Von einem Hektar kann man wie schon gesagt 700.000 kWh Solarstrom oder 23.000 kWh Biogasstrom im Jahr ernten. Schon Biogasstrom mit einer EEG-Vergütung von 20 Cent/kWh führt zu einem Erlös von 4.600 Euro/Hektar. Das ist mehr als das Doppelte für landwirtschaftliche Produkte. Doch viel üppiger ist der Erlös für Solarstrom mit 56.000 Euro/Hektar. (Ende September wurden Solarinstallationen mit 8,3 Cent/kWh genehmigt). Das gilt auch nach Abzug der Finanzierungskosten für die Solaranlage. Profiteure haben das längst erkannt. Im Internet wächst die Suche nach landwirtschaftlichen Flächen für Solarstrom. Es werden hohe Pachtzahlungen geboten, die für eine wirtschaftliche Nahrungsproduktion nicht tragbar sind.
Ackerland reicht nicht für Biogasstrom
Eine Ausweitung des Biogasstroms ist nicht sinnvoll. Die Erzeugung ist zu teuer und es steht nicht genug Fläche zur Verfügung. Biogasstrom deckt acht Prozent des Strombedarfs, der mit 10,4 Prozent der Ackerfläche erzeugt wird.
Zu viel Solarstrom
Solarstrom ist vom Wetter abhängig. Er schwankt im Sommer zwischen 0 Prozent nachts und 60 Prozent zur Mittagszeit seiner installierten Leistung. Im Winter ist der Ertrag wesentlich geringer. Gibt es zu wenig Solarstrom, müssen andere Quellen die Versorgung übernehmen. Überschuss muss dagegen kostenpflichtig entsorgt werden (negative Börsenpreise), um das Netz nicht zu überlasten, denn ausreichende Stromspeicher gibt es nicht und wird es vermutlich auf lange Zeit nicht geben. In diesem Jahr hatten wir bereits 190 Stunden mit negativen Strompreisen und Entsorgungskosten im dreistelligen Millionenbereich. Die Entsorgung des teuer vergüteten Solarstroms macht ihn noch teurer – preiswerter wäre die Abschaltung der Anlagen und die Leistung der Ersatzzahlungen.

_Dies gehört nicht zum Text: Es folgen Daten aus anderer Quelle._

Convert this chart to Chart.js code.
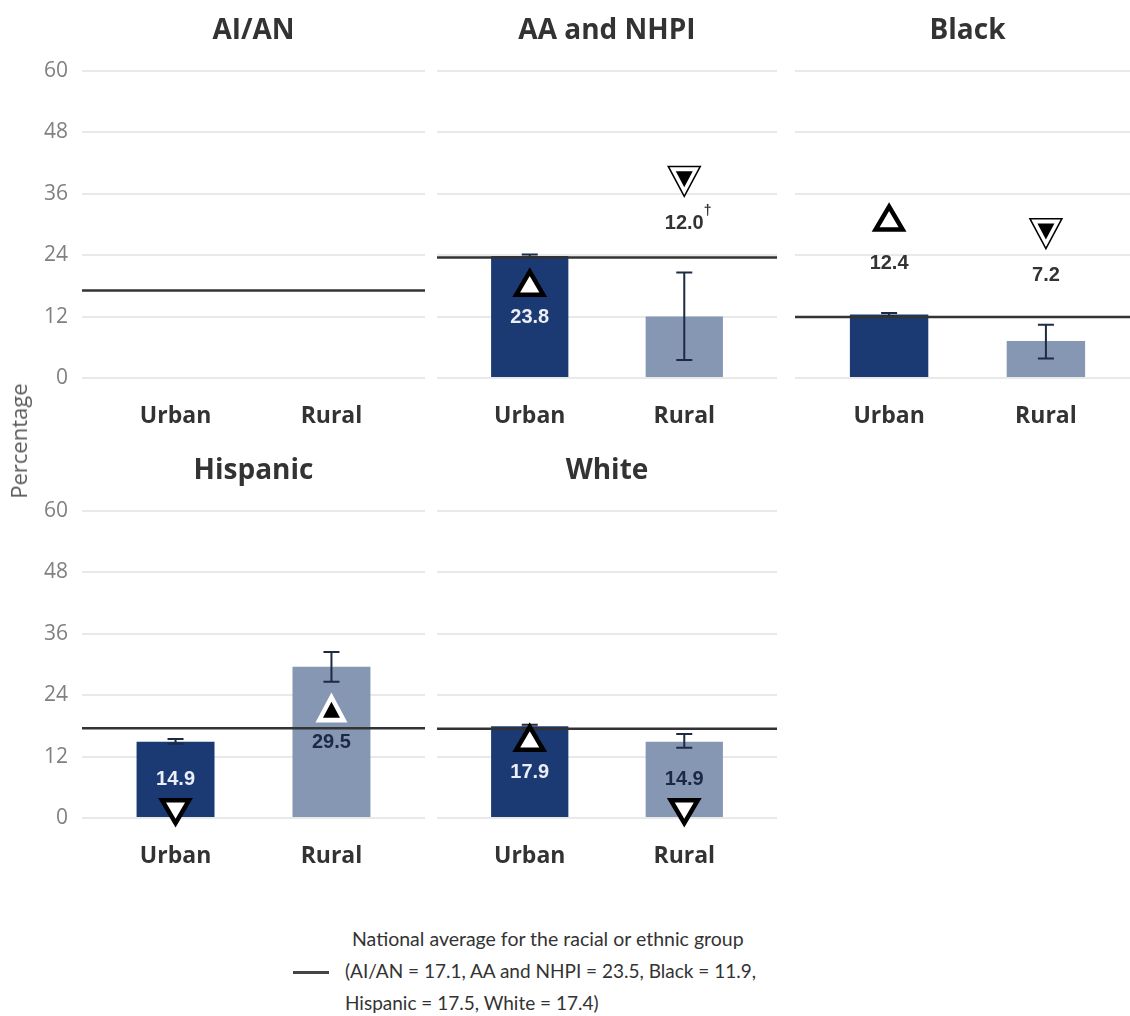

Regelstrom mit fossilen Brennstoffen
Doch das sind bei weiten nicht alle Kosten, die der schwankende Solar- und auch Windstrom nach der Netzeinspeisung verursacht. Zum Regeln des Stromnetzes auf den Bedarf sind Kraftwerke erforderlich, die unter wechselnden Lasten mehr Brennstoff verbrauchen. Wir kennen das von unseren Autos. Bei konstanter Geschwindigkeit ist der Treibstoffverbrauch am geringsten. Im Grenzfall (Dunkelflaute: nächtliche Windstille) müssen die Kraftwerke die gesamte Stromversorgung übernehmen. Das heißt, wir können auf die Kohle- und Gaskraftwerke nicht verzichten. Weitere Kosten sind der Netzausbau mit langen Trassen, die erdverlegt siebenmal teurer sind als Freileitungen, und Umspannwerke mit zusätzlichen Gleich- und Wechselrichtern. Hinzu kommen Ausfallvergütungen, wenn Solar- oder Windstromanlagen wegen Netzüberlastung abgeschaltet werden, Vergütungen für das Abschalten von Industrieanlagen bei Strommangel und weitere Zahlungen zur Stützung der Fakepower (Wind- und Solarstrom).
Teurer Solarstrom
Einschließlich der Leitungsverluste ist Fakepower, wenn sie beim Verbraucher ankommt, viermal teurer als Kraftwerkstrom. Und sie spart kaum fossile Brennstoffe ein. Denn für die Herstellung und Montage der Solar- und Windstromanlagen, sowie der Regelkraftwerke wird viel Kohle, Erdöl und Erdgas gebraucht, mit denen wir preiswert und sicher über viele Jahre den gesamten Strom bedarfsgerecht decken können. Die Installation von nicht plan- und regelbaren Fakepoweranlagen zusätzlich zu den vorhandenen Kraftwerken ist kostentreibend, bedroht die Nahrungsproduktion, vertreibt die Industrie und zerstört die Umwelt, ohne das Ziel, eine Energieversorgung ohne fossile Brennstoffe, zu erreichen.